Hi all,
I hope I did the right thing changing the subject line, though
it was the ffi C header and CPython mixed source issues that got me started...

On 05/15/2012 11:36 PM Armin Rigo wrote:
Hi Stefan,

On Wed, May 16, 2012 at 7:01 AM, Stefan Behnel<stefan...@behnel.de>  wrote:
I'm with Jean-Paul here.

...for a reason that might be unrelated to Jean-Paul's original
complain: it's not like Cython gives first-class object manipulation
on the result of parsing its .pyx files...  well, too bad but Python
is not Lisp :-)

I don't think there's anything wrong with requiring declarations for
external C code to live in external modules.

I'm not against the idea of recognizing also Cython syntax extensions
in the declarations, and indeed external files are a better idea than
big inlined strings then.  But I would also like to try out different
paths.  In one of them, these inline declarations would contain mostly
just "#include<foo.h>" and the real header would be processed with
the help of the C compiler.


A bientôt,

Armin.

I see in this a general method of passing arbitrary sources to a translation 
system
-- in this case with pypy as the invoking shell command. with now a possibly
open-ended selection of file types.
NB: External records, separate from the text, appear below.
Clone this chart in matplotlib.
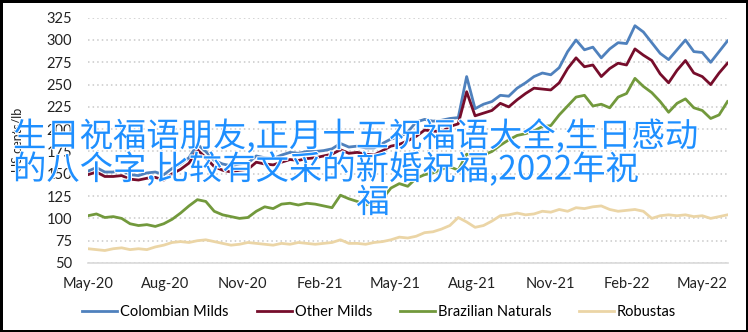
import matplotlib
matplotlib.use('Agg')
import matplotlib.pyplot as plt
import matplotlib.dates as mdates
import matplotlib.patheffects as pe
import pandas as pd

# ICO composite group prices, US cents/lb, sampled every 10 days
dates = pd.date_range('2020-05-01', periods=77, freq='10D')

colombian_milds = [153, 157, 152, 152, 154, 149, 148, 151, 152, 149,
                   156, 161, 168, 183, 175, 165, 161, 159, 161, 162,
                   170, 168, 167, 171, 174, 173, 175, 175, 176, 178,
                   184, 180, 181, 179, 179, 184, 189, 191, 197, 208,
                   211, 209, 210, 212, 213, 259, 223, 228, 231, 238,
                   237, 246, 252, 259, 263, 261, 269, 287, 300, 289,
                   292, 280, 290, 297, 296, 316, 309, 297, 285, 278,
                   289, 300, 287, 286, 275, 287, 299]
other_milds = [149, 152, 147, 147, 148, 144, 143, 145, 146, 143,
               150, 155, 162, 177, 168, 158, 154, 152, 154, 155,
               163, 161, 160, 163, 166, 165, 167, 168, 170, 172,
               177, 173, 174, 172, 171, 176, 181, 183, 187, 192,
               199, 198, 197, 203, 206, 242, 215, 218, 221, 229,
               225, 233, 240, 246, 245, 244, 252, 268, 280, 270,
               272, 259, 268, 274, 272, 290, 283, 277, 262, 252,
               266, 277, 263, 259, 250, 263, 274]
brazilian_naturals = [103, 105, 101, 102, 100, 94, 92, 93, 91, 94,
                      99, 106, 114, 121, 119, 108, 104, 102, 100, 101,
                      108, 113, 111, 116, 117, 115, 117, 116, 114, 112,
                      126, 122, 119, 115, 118, 122, 134, 139, 136, 145,
                      149, 151, 155, 158, 154, 172, 170, 171, 175, 182,
                      188, 193, 195, 198, 203, 204, 216, 226, 236, 238,
                      226, 228, 224, 236, 240, 257, 248, 241, 231, 219,
                      229, 234, 224, 221, 212, 216, 231]
robustas = [66, 65, 64, 66, 67, 65, 66, 65, 68, 70,
            73, 74, 73, 75, 76, 74, 72, 70, 71, 73,
            72, 71, 70, 72, 71, 73, 72, 71, 72, 73,
            76, 72, 72, 71, 73, 74, 76, 79, 78, 80,
            84, 85, 88, 92, 101, 96, 90, 92, 97, 103,
            104, 106, 104, 105, 108, 107, 110, 108, 112, 111,
            113, 114, 110, 108, 109, 110, 108, 100, 103, 104,
            103, 104, 102, 103, 100, 102, 104]

series = [('Colombian Milds', colombian_milds, '#4F81BD'),
          ('Other Milds', other_milds, '#760D2B'),
          ('Brazilian Naturals', brazilian_naturals, '#72993C'),
          ('Robustas', robustas, '#EBD5A6')]

overlay_lines = ['生日祝福语朋友,正月十五祝福语大全,生日感动',
                 '的八个字,比较有文采的新婚祝福,2022年祝',
                 '福']

plt.rcParams['font.family'] = ['Lato', 'DejaVu Sans']

fig = plt.figure(figsize=(7.48, 3.32), dpi=100)
fig.patch.set_edgecolor('black')
fig.patch.set_linewidth(2.5)
ax = fig.add_axes([88 / 748, 1 - 263 / 332, 639.5 / 748, 245.3 / 332])

for name, values, color in series:
    ax.plot(dates, values, color=color, lw=2.0, label=name,
            solid_joinstyle='round')

ax.set_ylim(50, 325)
ax.set_yticks(range(50, 326, 25))
ax.set_xlim(pd.Timestamp('2020-05-01'), pd.Timestamp('2022-05-31'))
ax.xaxis.set_major_locator(mdates.MonthLocator(bymonth=[2, 5, 8, 11]))
ax.xaxis.set_major_formatter(mdates.DateFormatter('%b-%y'))

ax.grid(axis='y', color='#C9C9C9', ls=(0, (1, 2)), lw=1.1)
ax.set_axisbelow(True)
for side in ['left', 'right', 'top']:
    ax.spines[side].set_visible(False)
ax.spines['bottom'].set_color('#D9D9D9')
ax.spines['bottom'].set_linewidth(1.2)
ax.tick_params(axis='y', length=0, pad=11.5, labelsize=10.5, colors='#222222')
ax.tick_params(axis='x', length=0, pad=10, labelsize=10.5, colors='#222222')

fig.text(18 / 748, 1 - 140 / 332, 'US cents/lb', rotation=90,
         ha='center', va='center', fontsize=9, color='#222222')

fig.legend(loc='center', bbox_to_anchor=(0.507, 1 - 312 / 332), ncol=4,
           frameon=False, fontsize=10.5, handlelength=2.4,
           handletextpad=0.2, columnspacing=1.9)

# blue caption drawn across the plot
cjk = ['Noto Sans CJK SC', 'DejaVu Sans']
stroke = [pe.withStroke(linewidth=1.5, foreground='white')]
fig.text(13 / 748, 1 - 137 / 332, overlay_lines[0], ha='left', va='center',
         fontsize=24, color='#1E8FFF', family=cjk, weight='medium',
         path_effects=stroke)
fig.text(13 / 748, 1 - 170 / 332, overlay_lines[1], ha='left', va='center',
         fontsize=24, color='#1E8FFF', family=cjk, weight='medium',
         path_effects=stroke)
fig.text(373 / 748, 1 - 203 / 332, overlay_lines[2], ha='center', va='center',
         fontsize=24, color='#1E8FFF', family=cjk, weight='medium',
         path_effects=stroke)

fig.savefig('out.png', dpi=100, edgecolor=fig.get_edgecolor())
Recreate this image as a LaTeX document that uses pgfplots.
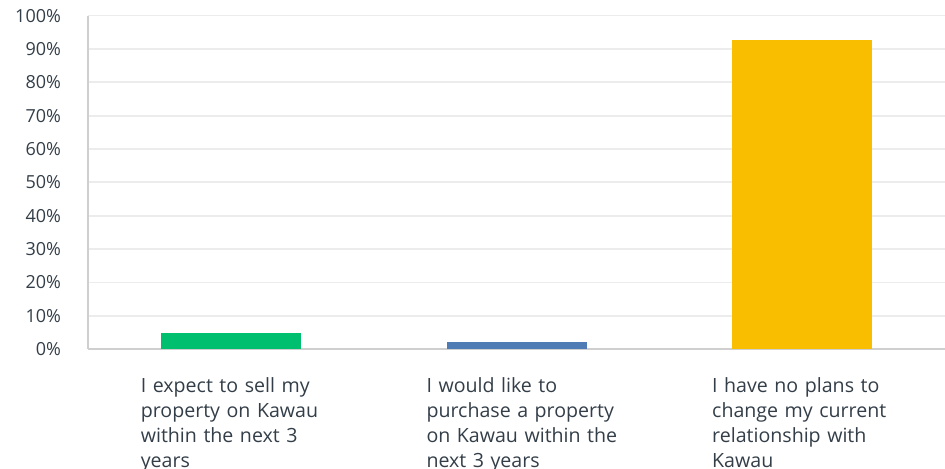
\documentclass[border=0pt]{standalone}
\usepackage{fontspec}
\setmainfont{Open Sans}
\usepackage{pgfplots}
\pgfplotsset{compat=1.18}

\definecolor{smgreen}{HTML}{00BF6F}
\definecolor{smblue}{HTML}{507CB6}
\definecolor{smyellow}{HTML}{F9BE00}
\definecolor{smtext}{HTML}{333E48}
\definecolor{smgrid}{HTML}{ECECEC}
\definecolor{smaxis}{HTML}{CFCFCF}

\begin{document}
\begin{tikzpicture}
\begin{axis}[
  scale only axis,
  width=428.5pt,
  height=166.8pt,
  xmin=-0.5, xmax=2.5,
  ymin=0, ymax=100,
  axis x line*=bottom,
  axis y line*=left,
  x axis line style={-, draw=smaxis, line width=1.2pt},
  y axis line style={-, draw=smaxis, line width=0.8pt},
  ytick={0,10,...,100},
  yticklabels={0\%,10\%,20\%,30\%,40\%,50\%,60\%,70\%,80\%,90\%,100\%},
  xtick={0,1,2},
  xticklabels={
    {I expect to sell my\\property on Kawau\\within the next 3\\years},
    {I would like to\\purchase a property\\on Kawau within the\\next 3 years},
    {I have no plans to\\change my current\\relationship with\\Kawau}},
  major tick length=0pt,
  ymajorgrids,
  grid style={draw=smgrid, line width=0.9pt},
  tick label style={text=smtext},
  yticklabel style={font=\fontsize{9}{12.5}\selectfont, xshift=-10pt},
  xticklabel style={font=\fontsize{9.8}{12.5}\selectfont, text width=98pt,
    align=left, anchor=north, xshift=4pt, yshift=-10.5pt},
  /pgf/number format/assume math mode=true,
  clip=false,
]
\addplot[ybar, bar width=70pt, bar shift=0pt, fill=smgreen, draw=none] coordinates {(0,4.9)};
\addplot[ybar, bar width=70pt, bar shift=0pt, fill=smblue, draw=none] coordinates {(1,2.3)};
\addplot[ybar, bar width=70pt, bar shift=0pt, fill=smyellow, draw=none] coordinates {(2,92.7)};
\coordinate (sw) at (rel axis cs:0,0);
\coordinate (ne) at (rel axis cs:1,1);
\end{axis}
\pgfresetboundingbox
\path ([xshift=-44pt,yshift=-59.8pt]sw) rectangle ([yshift=7.8pt]ne);
\end{tikzpicture}
\end{document}
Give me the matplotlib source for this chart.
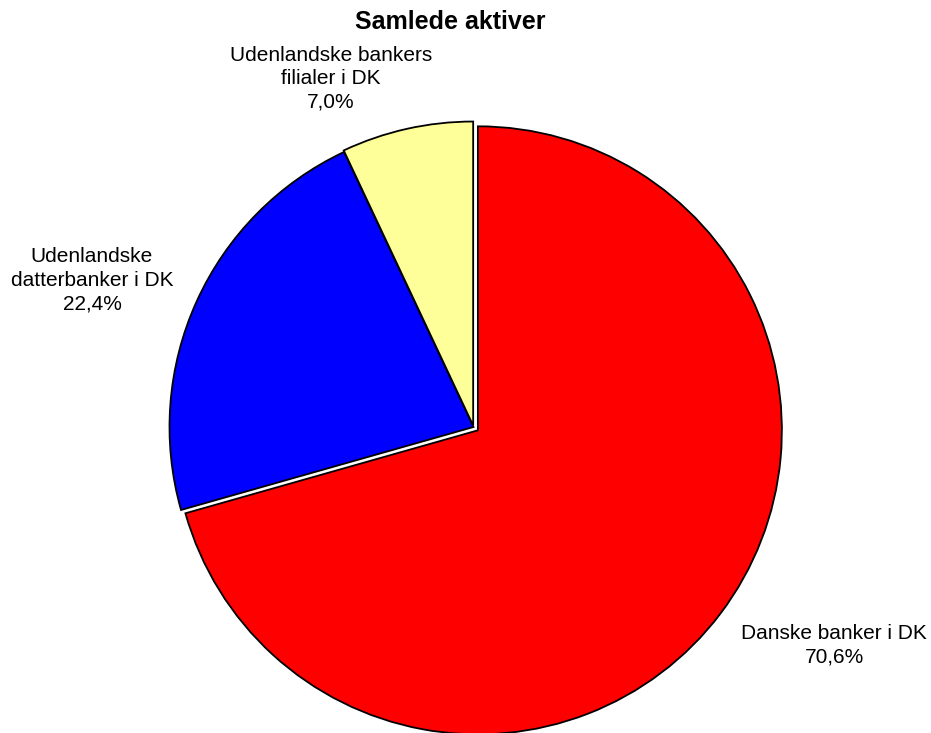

After C headers, CPython, ... ?? ;-)

rfc2045[1] and related rfcs define the MIME way of specifying multipart data
sets, with open-ended ways of specifying types, character encoding, 
transmission encoding,
etc., and includes a simple delimiter system that permits nested 
quoting/inclusion
implying tree structure possibilities (unlikely, but if needed) without too 
much judo.
[1] http://tools.ietf.org/html/rfc2045

So I'm wondering if you could see using a new command line option something like
    pypy  -mime mime_container_file  -mime optionally_another  python_source

You could even optionally package everything including python sources in the 
container file,
specifying what's what in the mime headers. Also wouldn't need encoding cookies 
in the source bodies.
Or you could just use the mime file as a top level type and encoding 
specification for the rest of
your sources, like a typed manifest for what your pypy invocation is going to 
use.

I am not totally in love with MIME, but I like the abstraction behind it. And 
it is a pretty well
defined standard in common use (which solves a big part of the documentation 
problem ;-)

I would think that using a general-purpose multipart container file type as 
(optional) source
would help with IDEs also, making it easy to make a folded top level MIME 
representation that can
be expanded by clicking a [+] line to invoke plugin specialized editors 
selected on the basis
of the metadata headers in the MIME. (I guess you could do the same with any 
container file, .e.g. .tgz,
but I suspect you'd wind up re-inventing conventions already defined in 
rfc2045).

Further, there's no reason you couldn't define MIME parts that were just a line 
or two of headers,
a blank separator, and some url lines pointing to files anywhere. You could 
include sha1 hashes
or gpg signatures etc in the header section for automated security and 
integrity checks, specify
caching and/or automatic retrieval or update, etc. etc. But you could also use 
MIME very minimally ;-)

This would be a way to include read-only legacy files with no modifications, 
while specifying
encoding etc in a mixed type set that would otherwise require encoding cookie 
mods.

You could also include or refer to patch or test stuff, but you could also use 
single-part MIME
files like typed symbolic links with only a single line of metadata, a blank 
line, and an url
in the file. I'm sure you are already ahead of me into other possibilities.